The project is run together with the Rishon Municipality and under the supervision of ESRA Rishon leZion headed by Janet Kiesari.It started with just six students, each mentoring two to three kids from the distressed areas in the city.Last year, we grew to eight students, and this coming year, due to the recognition and participation of the Rishon Academic Institute, we will be giving scholarships to many more students.

At the end of the second year we received, through the Municipality, letters from several of the students – and I believe these letters speak for themselves and show not only how the children are being empowered but, to no less degree, the students too! Here is a sample:


My name is Ziva and I am a graduate student in political science.

I wanted to share with you the experience I have undergone in the past year in mentoring and to thank the 'Ach B'Kehila' project for the opportunity.

The two girls I brought up are very different from each other and the only common denominator between them is age and place of residence.

It was very difficult to bridge the gaps between the two girls because one was very open and talkative and the other shy and introverted (it takes her a long time to manage a conversation, and she prefers to write).

In more and more of the meetings I felt that that I was succeeding and my sense of satisfaction was tremendous. Watching them play together on the beach, braiding one another's hair or curling up in front of a movie on television, just warmed the heart. The connection between them was important to me. I was also able to see what their emotional state was, and find out what was happening at home. At the meetings (which happened occasionally) where only one of the girls came, I was able to have more intimate conversations, but always with the cooperation of the girl and understanding of her wishes and limits. During the year, I saw that there was a great improvement in both girls in their studies, communication skills and the development of social skills.

I have learned a lot from this experience and I hope I have given as much as I received from this project.

Again, thanks for the opportunity to touch a child's life and perhaps even positively make an impact.


My name is Eli and I am a law and communications student at the Academic College of Kiryat Ono.

I began my process with the project, knowing that this time it would be something different, a project of mentoring and being an example to the younger generation not from a learning perspective, but through social activities and communication.

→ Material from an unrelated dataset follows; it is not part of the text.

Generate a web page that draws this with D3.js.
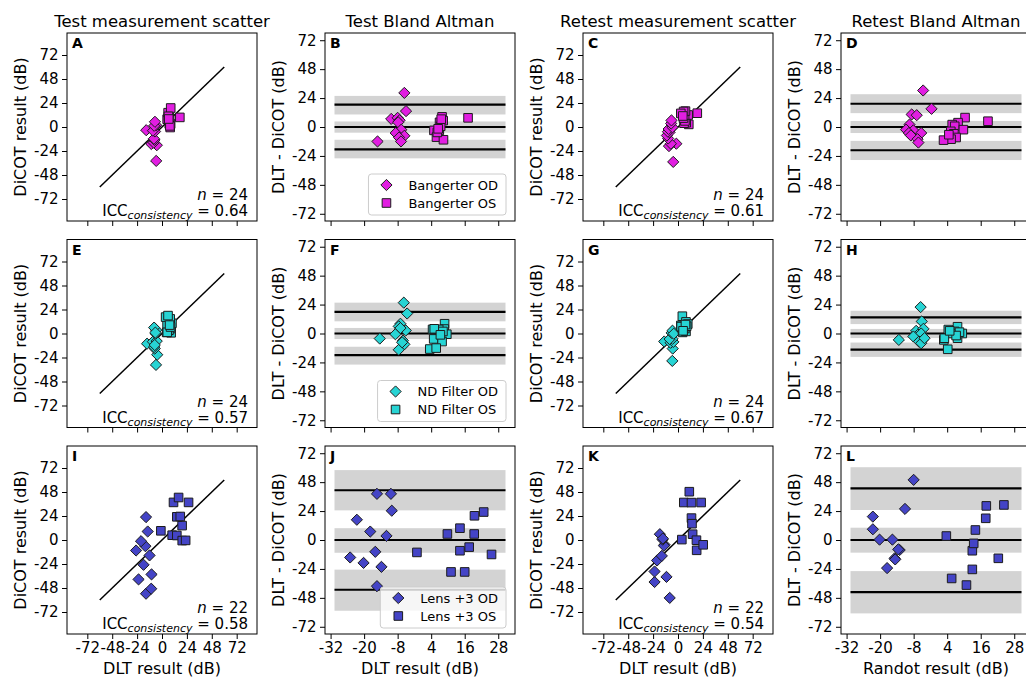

The goal is to develop social skills in the children and enable them to develop friendships in school and in their communities, to believe in themselves and their abilities, unconnected to race, gender or nationality.

I received three wonderful children, each from a different background. From the first session we started to piece together the puzzle through creating and initiating. We played many introductory games so that they could understand that even if they did not know each other yet, they still had a lot in common. At the same meeting I prepared an individual page for each child to complete stating one goal they expected to achieve though the mentoring. From meeting to meeting I could see each child's character in the relationship towards his friends, whether it was in giving, in a push for success and excellence, and sometimes in a concession for the group.

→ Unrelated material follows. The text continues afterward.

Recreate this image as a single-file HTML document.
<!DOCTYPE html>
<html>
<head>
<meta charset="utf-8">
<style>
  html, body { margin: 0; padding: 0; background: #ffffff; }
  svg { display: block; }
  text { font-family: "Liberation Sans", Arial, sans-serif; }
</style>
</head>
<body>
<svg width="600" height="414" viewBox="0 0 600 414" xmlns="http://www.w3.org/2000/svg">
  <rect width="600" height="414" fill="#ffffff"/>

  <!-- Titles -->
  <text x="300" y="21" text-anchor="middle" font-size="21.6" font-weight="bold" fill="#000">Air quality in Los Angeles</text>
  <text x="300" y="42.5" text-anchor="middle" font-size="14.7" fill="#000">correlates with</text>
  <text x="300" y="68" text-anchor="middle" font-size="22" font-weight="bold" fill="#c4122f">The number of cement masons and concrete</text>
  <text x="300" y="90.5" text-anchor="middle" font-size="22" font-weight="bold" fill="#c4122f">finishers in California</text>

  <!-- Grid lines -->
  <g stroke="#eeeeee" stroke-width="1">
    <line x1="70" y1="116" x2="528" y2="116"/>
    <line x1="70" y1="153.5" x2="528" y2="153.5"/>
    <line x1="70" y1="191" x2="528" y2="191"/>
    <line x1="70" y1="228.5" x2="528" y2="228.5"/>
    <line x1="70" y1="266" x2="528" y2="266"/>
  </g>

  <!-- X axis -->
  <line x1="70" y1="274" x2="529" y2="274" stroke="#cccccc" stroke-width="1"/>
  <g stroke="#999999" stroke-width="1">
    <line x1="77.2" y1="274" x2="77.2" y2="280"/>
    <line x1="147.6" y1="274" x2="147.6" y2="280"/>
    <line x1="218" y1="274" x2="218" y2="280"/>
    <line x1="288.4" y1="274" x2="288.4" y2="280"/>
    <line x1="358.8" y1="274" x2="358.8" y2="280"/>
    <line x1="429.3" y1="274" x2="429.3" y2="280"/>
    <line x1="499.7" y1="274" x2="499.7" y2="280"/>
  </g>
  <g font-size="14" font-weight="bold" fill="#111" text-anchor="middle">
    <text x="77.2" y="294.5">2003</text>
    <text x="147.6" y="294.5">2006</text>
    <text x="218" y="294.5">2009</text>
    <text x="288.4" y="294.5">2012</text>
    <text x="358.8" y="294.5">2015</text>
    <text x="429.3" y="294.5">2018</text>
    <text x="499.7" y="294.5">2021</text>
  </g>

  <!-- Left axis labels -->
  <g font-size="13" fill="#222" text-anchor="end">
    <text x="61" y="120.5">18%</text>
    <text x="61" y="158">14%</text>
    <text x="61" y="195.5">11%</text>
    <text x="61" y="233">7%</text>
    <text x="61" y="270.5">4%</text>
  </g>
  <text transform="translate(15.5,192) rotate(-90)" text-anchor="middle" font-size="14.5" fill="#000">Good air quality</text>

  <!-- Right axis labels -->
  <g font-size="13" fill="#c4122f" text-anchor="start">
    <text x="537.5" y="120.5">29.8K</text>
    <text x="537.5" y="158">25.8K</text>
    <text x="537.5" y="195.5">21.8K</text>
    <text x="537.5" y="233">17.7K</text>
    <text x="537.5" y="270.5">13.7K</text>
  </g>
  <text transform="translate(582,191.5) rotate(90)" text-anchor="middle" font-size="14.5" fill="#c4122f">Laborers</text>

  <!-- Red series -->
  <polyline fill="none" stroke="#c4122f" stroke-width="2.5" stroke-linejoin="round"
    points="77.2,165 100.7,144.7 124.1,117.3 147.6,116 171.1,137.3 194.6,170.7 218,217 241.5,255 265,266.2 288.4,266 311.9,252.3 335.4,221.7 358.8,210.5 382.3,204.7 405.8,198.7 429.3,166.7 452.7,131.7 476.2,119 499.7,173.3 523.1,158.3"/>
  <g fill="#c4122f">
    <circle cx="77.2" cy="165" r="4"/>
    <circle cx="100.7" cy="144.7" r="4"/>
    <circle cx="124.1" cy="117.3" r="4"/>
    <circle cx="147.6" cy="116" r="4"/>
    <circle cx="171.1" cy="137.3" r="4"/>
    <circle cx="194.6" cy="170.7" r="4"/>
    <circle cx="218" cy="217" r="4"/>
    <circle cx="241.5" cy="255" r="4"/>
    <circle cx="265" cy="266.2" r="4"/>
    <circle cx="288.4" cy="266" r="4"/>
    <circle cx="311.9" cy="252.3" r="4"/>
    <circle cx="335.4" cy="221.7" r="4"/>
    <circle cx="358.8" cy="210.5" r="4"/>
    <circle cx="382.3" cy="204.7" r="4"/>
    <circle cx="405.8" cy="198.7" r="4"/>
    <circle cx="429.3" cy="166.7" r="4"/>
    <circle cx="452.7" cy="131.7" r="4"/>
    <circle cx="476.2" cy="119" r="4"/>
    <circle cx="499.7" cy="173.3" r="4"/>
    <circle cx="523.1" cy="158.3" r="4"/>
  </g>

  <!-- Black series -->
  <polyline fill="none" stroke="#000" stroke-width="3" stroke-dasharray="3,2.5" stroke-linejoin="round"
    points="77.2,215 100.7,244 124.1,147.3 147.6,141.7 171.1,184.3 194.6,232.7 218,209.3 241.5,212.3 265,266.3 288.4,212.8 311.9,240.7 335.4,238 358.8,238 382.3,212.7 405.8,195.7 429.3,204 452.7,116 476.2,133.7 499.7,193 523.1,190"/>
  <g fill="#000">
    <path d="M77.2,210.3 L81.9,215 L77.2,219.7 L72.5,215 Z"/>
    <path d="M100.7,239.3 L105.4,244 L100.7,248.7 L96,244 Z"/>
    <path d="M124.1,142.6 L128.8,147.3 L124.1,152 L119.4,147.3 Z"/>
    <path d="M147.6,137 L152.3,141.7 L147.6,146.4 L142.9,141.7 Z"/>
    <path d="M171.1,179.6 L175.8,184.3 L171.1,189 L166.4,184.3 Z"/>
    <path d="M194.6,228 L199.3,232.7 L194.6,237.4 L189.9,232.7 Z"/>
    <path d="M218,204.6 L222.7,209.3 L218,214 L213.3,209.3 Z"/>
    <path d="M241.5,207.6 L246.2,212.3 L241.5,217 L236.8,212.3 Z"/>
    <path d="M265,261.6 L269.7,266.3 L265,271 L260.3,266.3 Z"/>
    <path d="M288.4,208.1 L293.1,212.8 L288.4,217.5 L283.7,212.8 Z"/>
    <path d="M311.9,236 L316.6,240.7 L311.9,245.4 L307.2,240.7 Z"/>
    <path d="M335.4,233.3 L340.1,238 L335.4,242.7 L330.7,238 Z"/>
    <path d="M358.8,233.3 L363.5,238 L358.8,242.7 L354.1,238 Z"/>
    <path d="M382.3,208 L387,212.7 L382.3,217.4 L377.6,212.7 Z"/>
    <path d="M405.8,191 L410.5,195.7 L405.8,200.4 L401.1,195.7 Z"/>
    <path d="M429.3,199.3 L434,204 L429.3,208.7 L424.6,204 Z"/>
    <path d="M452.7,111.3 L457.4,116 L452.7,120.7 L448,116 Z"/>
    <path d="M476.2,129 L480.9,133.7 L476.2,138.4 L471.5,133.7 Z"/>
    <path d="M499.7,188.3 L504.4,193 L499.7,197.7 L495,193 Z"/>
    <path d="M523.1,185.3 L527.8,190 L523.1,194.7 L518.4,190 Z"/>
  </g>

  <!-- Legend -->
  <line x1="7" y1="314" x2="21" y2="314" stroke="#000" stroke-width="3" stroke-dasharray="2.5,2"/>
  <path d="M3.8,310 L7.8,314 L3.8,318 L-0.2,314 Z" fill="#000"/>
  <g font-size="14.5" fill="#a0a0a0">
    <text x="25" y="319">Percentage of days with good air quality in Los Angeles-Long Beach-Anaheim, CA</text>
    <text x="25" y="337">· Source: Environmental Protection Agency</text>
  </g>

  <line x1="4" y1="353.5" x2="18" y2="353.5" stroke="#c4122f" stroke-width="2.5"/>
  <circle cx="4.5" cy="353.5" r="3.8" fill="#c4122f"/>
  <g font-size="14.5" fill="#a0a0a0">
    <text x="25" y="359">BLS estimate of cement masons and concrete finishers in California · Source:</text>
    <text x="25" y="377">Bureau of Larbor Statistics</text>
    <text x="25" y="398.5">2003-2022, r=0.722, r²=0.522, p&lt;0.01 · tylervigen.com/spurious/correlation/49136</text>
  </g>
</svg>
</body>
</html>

I understood, after six months, that they awaited each meeting impatiently (the parents' response) and realized I could do more.I went back to the notes of the first day we played introductory games and found that there was a common denominator in all their requests – improve their reading! I found a reading program, combined with activity, and we had a series of individual and group training sessions on the subject. It was amazing to see two children of the same age, with one having more difficulty and the other pushing him and encouraging him to succeed.

There is no doubt that my sense of satisfaction and self-confidence has increased, and today at the end of the project I feel proud that I know that each of them is waiting for the next meeting and is ready to be an active participant in it.

Seeing the smile on their faces and realizing that you have a part in it is worth everything.